ANOTHER piece of the jigsaw has been provided by a Selkirk reader, helping piece together the Haining’s history.
John Stephen of the town’s Montrose Place, told us about a small cairn – in memory of a young man who lost his life during the First World War – found behind one of the estate’s former cottages.
Mr Stephen said: “I took milk into relatives of the (Haining estate owners) Pringle-Pattisons when they stayed at Burn Cottage (at Hartwoodburn). A cairn of stones was to be seen, no more than two-and-a-half feet high, built under the trees at the back of the house.”
The plaque said: “To the dear memory of Ronald, 2nd Lieut Gordon Highlanders, who fell on the Somme 6th Sept 1916 aged 19 years. Interred in Delville Wood cemetery.”
But it was years later, some time after Burn Cottage had been sold, that Mr Stephen found out who Ronald was.

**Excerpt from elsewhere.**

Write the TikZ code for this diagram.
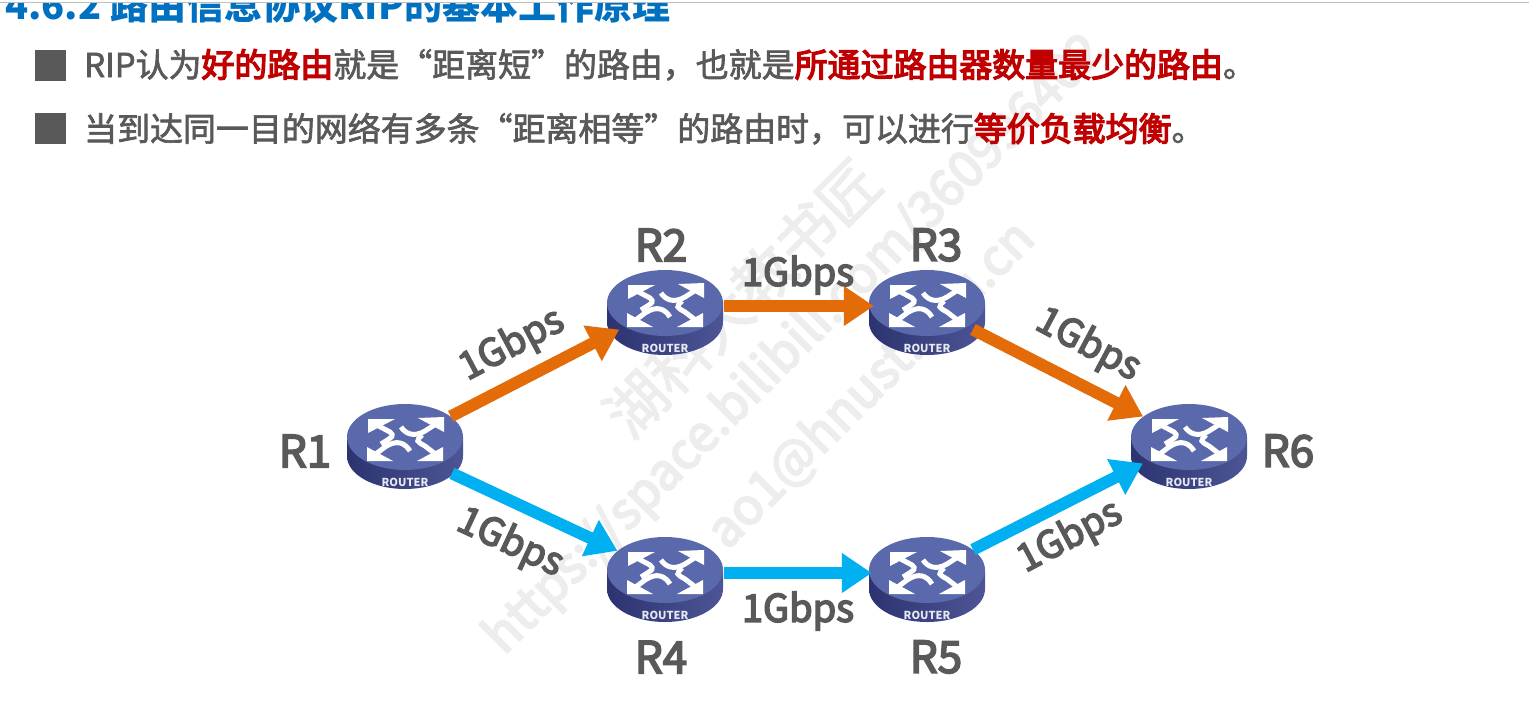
\documentclass[tikz,border=0pt]{standalone}
\usepackage{fontspec}
\setmainfont{Noto Sans CJK SC}
\newfontfamily\medfont[FakeBold=2]{Noto Sans CJK SC}
\newfontfamily\heavyfont[FakeBold=4]{Noto Sans CJK SC}
\usetikzlibrary{arrows.meta,positioning,shapes.geometric}
\definecolor{Ink}{HTML}{595959}
\definecolor{Title}{HTML}{0070C0}
\definecolor{Alert}{HTML}{C00000}
\definecolor{Good}{HTML}{E36C09}
\definecolor{Other}{HTML}{00B0F0}
\definecolor{Face}{HTML}{5A69AB}
\definecolor{SideDark}{HTML}{2C3370}
\definecolor{SideLight}{HTML}{4D5596}
\definecolor{Stamp}{HTML}{EDEDED}
\newcommand{\redtext}[1]{\textcolor{Alert}{\heavyfont #1}}
\tikzset{router/.style={ellipse,minimum width=118pt,minimum height=74pt,inner sep=0pt},
  bullet/.style={fill=Ink,minimum width=31pt,minimum height=31pt,inner sep=0pt},
  linetext/.style={anchor=base west,inner sep=0pt,text=Ink,font=\medfont\fontsize{32.95}{36}\selectfont},
  rlabel/.style={text=Ink,inner sep=0pt,font=\heavyfont\fontsize{44}{48}\selectfont},
  speed/.style={text=Ink,inner sep=0pt,font=\heavyfont\fontsize{38}{42}\selectfont},
  stamptext/.style={text=Stamp,inner sep=0pt,rotate=45},
  edge/.style={-{Triangle[length=30pt,width=38pt]},line width=12pt},
  goodedge/.style={edge,draw=Good},
  otheredge/.style={edge,draw=Other}}

\begin{document}
\begin{tikzpicture}[x=1pt,y=-1pt,on grid]
    \useasboundingbox[fill=white] (0,0) rectangle (1529,723);
    \node[anchor=base west,inner sep=0pt,text=Title,font=\bfseries\fontsize{38}{42}\selectfont] (title) at (5,19) {4.6.2 路由信息协议RIP的基本工作原理};
    \fill[white] (0,0) rectangle (1529,3);
    \draw[gray!50,line width=1pt] (0,2.5) -- (1529,2.5);

    \node[stamptext,font=\medfont\fontsize{60}{64}\selectfont] (stamp1) at (742,298) {湖科大教书匠};
    \node[stamptext,font=\heavyfont\fontsize{50}{54}\selectfont] (stamp2) at (795,345) {https://space.bilibili.com/360996402};
    \node[stamptext,font=\heavyfont\fontsize{50}{54}\selectfont] (stamp3) at (871,385) {ao1@hnust.edu.cn};

    \node[bullet] (b1) at (50.5,65) {};
    \node[bullet] (b2) at (50.5,128) {};
    \node[linetext] (line1) at (84,77) {RIP认为\redtext{好的路由}就是“距离短”的路由，也就是\redtext{所通过路由器数量最少的路由}。};
    \node[linetext] (line2) at (84,141) {当到达同一目的网络有多条“距离相等”的路由时，可以进行\redtext{等价负载均衡}。};

    \node[router] (R1) at (405,440) {};
    \node[router,above right=134pt and 260pt of R1] (R2) {};
    \node[router,right=262pt of R2] (R3) {};
    \node[router,below right=133pt and 260pt of R1] (R4) {};
    \node[router,right=262pt of R4] (R5) {};
    \node[router,below right=134pt and 262pt of R3] (R6) {};

    \foreach \rname in {R1,R2,R3,R4,R5,R6} {
      \begin{scope}[shift={(\rname)},yshift=3pt]
        \shade[left color=SideDark,right color=SideLight] (-58,0) -- (-58,19) arc[x radius=58,y radius=-33,start angle=180,end angle=360] -- (58,0) -- cycle;
        \fill[Face] (0,0) ellipse[x radius=58,y radius=33];
        \fill[white] (-37,-18) -- (-10,-18) -- (-37,-4) -- cycle;
        \fill[white] (39,-20) -- (13,-19) -- (39,-5) -- cycle;
        \fill[white] (-38,24) -- (-12,24) -- (-38,10) -- cycle;
        \fill[white] (38,24) -- (12,24) -- (38,10) -- cycle;
        \draw[white,line width=5pt] (-32,-14) -- (-15,-5) .. controls (-11,-1) .. (-24,7);
        \draw[white,line width=5pt] (34,-15) -- (20,-6) .. controls (8,1) and (0,-4) .. (-4,-10);
        \draw[white,line width=5pt] (-32,19) -- (-20,10) .. controls (-8,2) and (0,6) .. (5,14);
        \draw[white,line width=5pt] (33,19) -- (20,9) .. controls (11,4) .. (17,-2);
        \node[text=white!85!Face,inner sep=0pt,font=\bfseries\fontsize{11}{12}\selectfont] (tag\rname) at (0,45) {ROUTER};
      \end{scope}
    }

    \node[rlabel,left=100pt of R1,yshift=-11pt] (lab1) {R1};
    \node[rlabel,above=61pt of R2,xshift=-4pt] (lab2) {R2};
    \node[rlabel,above=61pt of R3,xshift=9pt] (lab3) {R3};
    \node[rlabel,below=84pt of R4,xshift=-4pt] (lab4) {R4};
    \node[rlabel,below=84pt of R5,xshift=9pt] (lab5) {R5};
    \node[rlabel,right=99pt of R6,yshift=-11pt] (lab6) {R6};

    \node[speed,rotate=28] (s12) at (512,345) {1Gbps};
    \node[speed] (s23) at (798,275) {1Gbps};
    \node[speed,rotate=-28] (s36) at (1088,345) {1Gbps};
    \node[speed,rotate=-25] (s14) at (510,543) {1Gbps};
    \node[speed] (s45) at (798,611) {1Gbps};
    \node[speed,rotate=28] (s56) at (1070,537) {1Gbps};

    \draw[goodedge] (R1)--(R2); \draw[goodedge,shorten >=-6pt] (R2)--(R3); \draw[goodedge] (R3)--(R6);
    \draw[otheredge] ([shift={(5,7)}]R1.south east)--(R4); \draw[otheredge,shorten >=-4pt] (R4)--(R5); \draw[otheredge] (R5)--(R6);
\end{tikzpicture}
\end{document}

“I happened to be up at the Haining House area. There I saw the Soldier’s Plaque embodied into a substantial square structure built on the top of the banking some yards to the left of the house.”
And on it he read that Ronald was John Ronald Seth Pringle-Pattison, the son of philosopher Professor Andrew Seth – who later added Pringle-Pattison to his name – who was bequeathed The Haining by Anne Pringle-Pattison.
Mr Stephen reported that Ronald’s name is also found on the town’s war memorial in the 1914-18 section.